FIG. 5 is a bottom plan view of the portion of the cylinder head shown in FIG. 3 with the same components removed.
FIG. 6 is an exploded perspective view showing the same area of the cylinder head but depicting all of the components associated therewith except for the bearing cap and cam cover.
This invention relates to an internal combustion engine and more particularly to a variable valve timing mechanism for an engine.
In order to improve the performance of internal combustion engines, not only in terms of power output but also in terms of fuel economy and exhaust emission control, it has been proposed to employ variable valve timing mechanisms. These mechanisms permit adjustment of the timing of opening and closing of the intake and/or exhaust valves during the running of the engines. This permits the valve timing to be set optimum for a wide variety of running conditions.
One popular type of variable valve timing mechanism is interposed in the arrangement that couples the engine output shaft to the camshaft. A hydraulically actuated mechanism is interposed in the drive so as to vary the phase relationship between the camshaft and the element which drives it.
Obviously, it is necessary to supply hydraulic fluid to this variable valve timing mechanism for its operation. This involves not only the supply of pressurized fluid but also a return path for returning the fluid from the variable valve timing mechanism during the adjusting cycle.
Frequently, these hydraulic connections are done either externally or in a cover plate of the engine. This gives rise to a number of difficulties. First, the connections may be positioned in an area where they can be damaged. Secondly, there are additional couplings and thus the likelihood of leakage.
It is, therefore, a principal object of this invention to provide an improved hydraulic operating mechanism and supply system for a variable valve timing mechanism of an internal combustion engine.
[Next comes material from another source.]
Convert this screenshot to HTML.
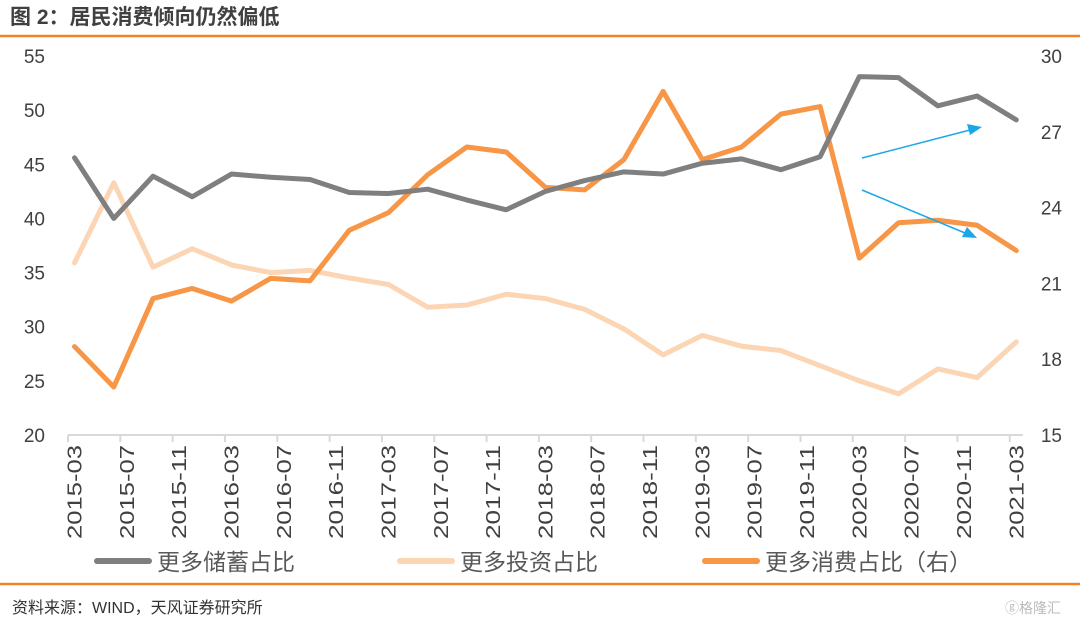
<!DOCTYPE html>
<html><head><meta charset="utf-8"><style>
body{margin:0;background:#fff;width:1080px;height:623px;overflow:hidden;font-family:"Liberation Sans","Noto Sans CJK SC",sans-serif}
</style></head><body>
<svg width="1080" height="623" xmlns="http://www.w3.org/2000/svg" id="chart">
<text x="10" y="24" font-size="21" font-weight="bold" fill="#404040" font-family="Liberation Sans, Noto Sans CJK SC, sans-serif">图 2：居民消费倾向仍然偏低</text>
<line x1="0" y1="36" x2="1080" y2="36" stroke="#f0822a" stroke-width="2.5"/>
<line x1="0" y1="584" x2="1080" y2="584" stroke="#f0822a" stroke-width="2.5"/>
<text x="12" y="613" font-size="16" fill="#333" font-family="Liberation Sans, Noto Sans CJK SC, sans-serif">资料来源：WIND，天风证券研究所</text>
<text x="1005" y="613" font-size="14" fill="#bbb" font-family="Liberation Sans, Noto Sans CJK SC, sans-serif">ⓖ格隆汇</text>
<g id="axes"></g><g id="series"></g>
<g>
<line x1="862" y1="158" x2="970" y2="130" stroke="#1aa7e8" stroke-width="1.5"/><polygon points="982,127 967,124 970,135" fill="#1aa7e8"/></g>
<g>
<line x1="862" y1="190" x2="965" y2="233" stroke="#1aa7e8" stroke-width="1.5"/><polygon points="977,238 967,227 962,237" fill="#1aa7e8"/></g>
<g id="legend"></g>
</svg>
<script>
const categories=["2015-03","2015-06","2015-09","2015-12","2016-03","2016-06","2016-09","2016-12","2017-03","2017-06","2017-09","2017-12","2018-03","2018-06","2018-09","2018-12","2019-03","2019-06","2019-09","2019-12","2020-03","2020-06","2020-09","2020-12","2021-03"];
const savings=[45.6,40,43.9,42,44.1,43.8,43.6,42.4,42.3,42.7,41.7,40.8,42.5,43.5,44.3,44.1,45.1,45.5,44.5,45.7,53.1,53,50.4,51.3,49.1];
const investment=[35.9,43.3,35.5,37.2,35.7,35,35.2,34.5,33.9,31.8,32,33,32.6,31.6,29.8,27.4,29.2,28.2,27.8,26.4,25,23.8,26.1,25.3,28.6];
const consumption=[18.5,16.9,20.4,20.8,20.3,21.2,21.1,23.1,23.8,25.3,26.4,26.2,24.8,24.7,25.9,28.6,25.9,26.4,27.7,28,22,23.4,23.5,23.3,22.3];
const leftTicks=[20,25,30,35,40,45,50,55];
const rightTicks=[15,18,21,24,27,30];
const xTickLabels=["2015-03","2015-07","2015-11","2016-03","2016-07","2016-11","2017-03","2017-07","2017-11","2018-03","2018-07","2018-11","2019-03","2019-07","2019-11","2020-03","2020-07","2020-11","2021-03"];
const NS="http://www.w3.org/2000/svg";
const X0=68,MW=13.08,YT=56,YB=435;
function monthIndex(s){const[y,m]=s.split("-").map(Number);return (y-2015)*12+(m-3);}
function x(s){return X0+MW*(monthIndex(s)+0.5);}
function yL(v){return YB-(v-20)/35*(YB-YT);}
function yR(v){return YB-(v-15)/15*(YB-YT);}
function mk(t,a,p){const e=document.createElementNS(NS,t);for(const k in a)e.setAttribute(k,a[k]);p.appendChild(e);return e;}
const ax=document.getElementById("axes");
mk("line",{x1:X0,y1:YB,x2:X0+73*MW,y2:YB,stroke:"#d9d9d9","stroke-width":2},ax);
xTickLabels.forEach((l,i)=>{
 const tx=X0+i*4*MW;
 const t=mk("line",{x1:tx,y1:YB,x2:tx,y2:YB+7,stroke:"#d9d9d9","stroke-width":2},ax);
 
 
 const cx=x(l);
 const tt=mk("text",{x:0,y:0,transform:`translate(${cx+7},${YB+10}) rotate(-90)`,"text-anchor":"end","font-size":20,textLength:94,lengthAdjust:"spacingAndGlyphs",fill:"#404040"},ax);
 tt.textContent=l;
 
 
});
leftTicks.forEach(v=>{
 const t=mk("text",{x:45,y:yL(v)+7,"text-anchor":"end","font-size":19,fill:"#404040"},ax);
 t.textContent=v;
 
 
});
rightTicks.forEach(v=>{
 const t=mk("text",{x:1062,y:yR(v)+7,"text-anchor":"end","font-size":19,fill:"#404040"},ax);
 t.textContent=v;
 
 
});
const sg=document.getElementById("series");
function line(vals,fy,color,name){
 const p=mk("polyline",{points:vals.map((v,i)=>x(categories[i])+","+fy(v)).join(" "),fill:"none",stroke:color,"stroke-width":5,"stroke-linejoin":"round","stroke-linecap":"round"},sg);
 
 
}
line(investment,yL,"#fcd5b5","line-investment");
line(consumption,yR,"#f79646","line-consumption");
line(savings,yL,"#7f7f7f","line-savings");
const lg=document.getElementById("legend");
[["更多储蓄占比","#7f7f7f",97],["更多投资占比","#fcd5b5",400],["更多消费占比（右）","#f79646",705]].forEach(([n,c,lx])=>{
 const g=mk("g",{},lg);
 
 
 mk("line",{x1:lx,y1:561,x2:lx+52,y2:561,stroke:c,"stroke-width":6,"stroke-linecap":"round"},g);
 const t=mk("text",{x:lx+60,y:570,"font-size":23,fill:"#595959"},g);
 t.textContent=n;
});
</script>
</body></html>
It is a further object of this invention to provide an improved arrangement for transmitting and discharging actuating hydraulic fluid to the variable valve timing mechanism of an internal combustion engine.
Frequently, the hydraulic fluid for operating the variable valve timing mechanism is the same lubricant that is also employed to lubricate the engine. Thus, in addition to supplying the hydraulic fluid to the variable valve timing mechanism for its actuation, it is also necessary to supply the same fluid to the bearings of the camshaft for their lubrication as well as for the lubrication of other components associated with the camshaft and engine. This further complicates the overall structure.
It is, therefore, an additional object of this invention to provide an improved and simplified hydraulic supply arrangement for supplying lubricating oil to a camshaft for its lubrication and also for the actuation of the variable valve timing mechanism associated with it.
A feature of this invention is adapted to be embodied in an internal combustion engine which is comprised of an engine body. A camshaft has at least one bearing portion journaled for rotation in the engine body. The camshaft has at least one cam lobe for operating at least one valve for the engine. A cam drive element is driven by an engine output shaft. A hydraulically operated variable valve timing mechanism adjustably couples the cam drive element to the camshaft for adjusting the timing of the camshaft and for driving the camshaft. Means form a lubricating and a hydraulic supply passage in the engine body which terminate at the cam bearing portion for supplying lubricating oil to the camshaft bearing portion and for supplying actuating lubricant to the hydraulic variable valve timing mechanism for its operation.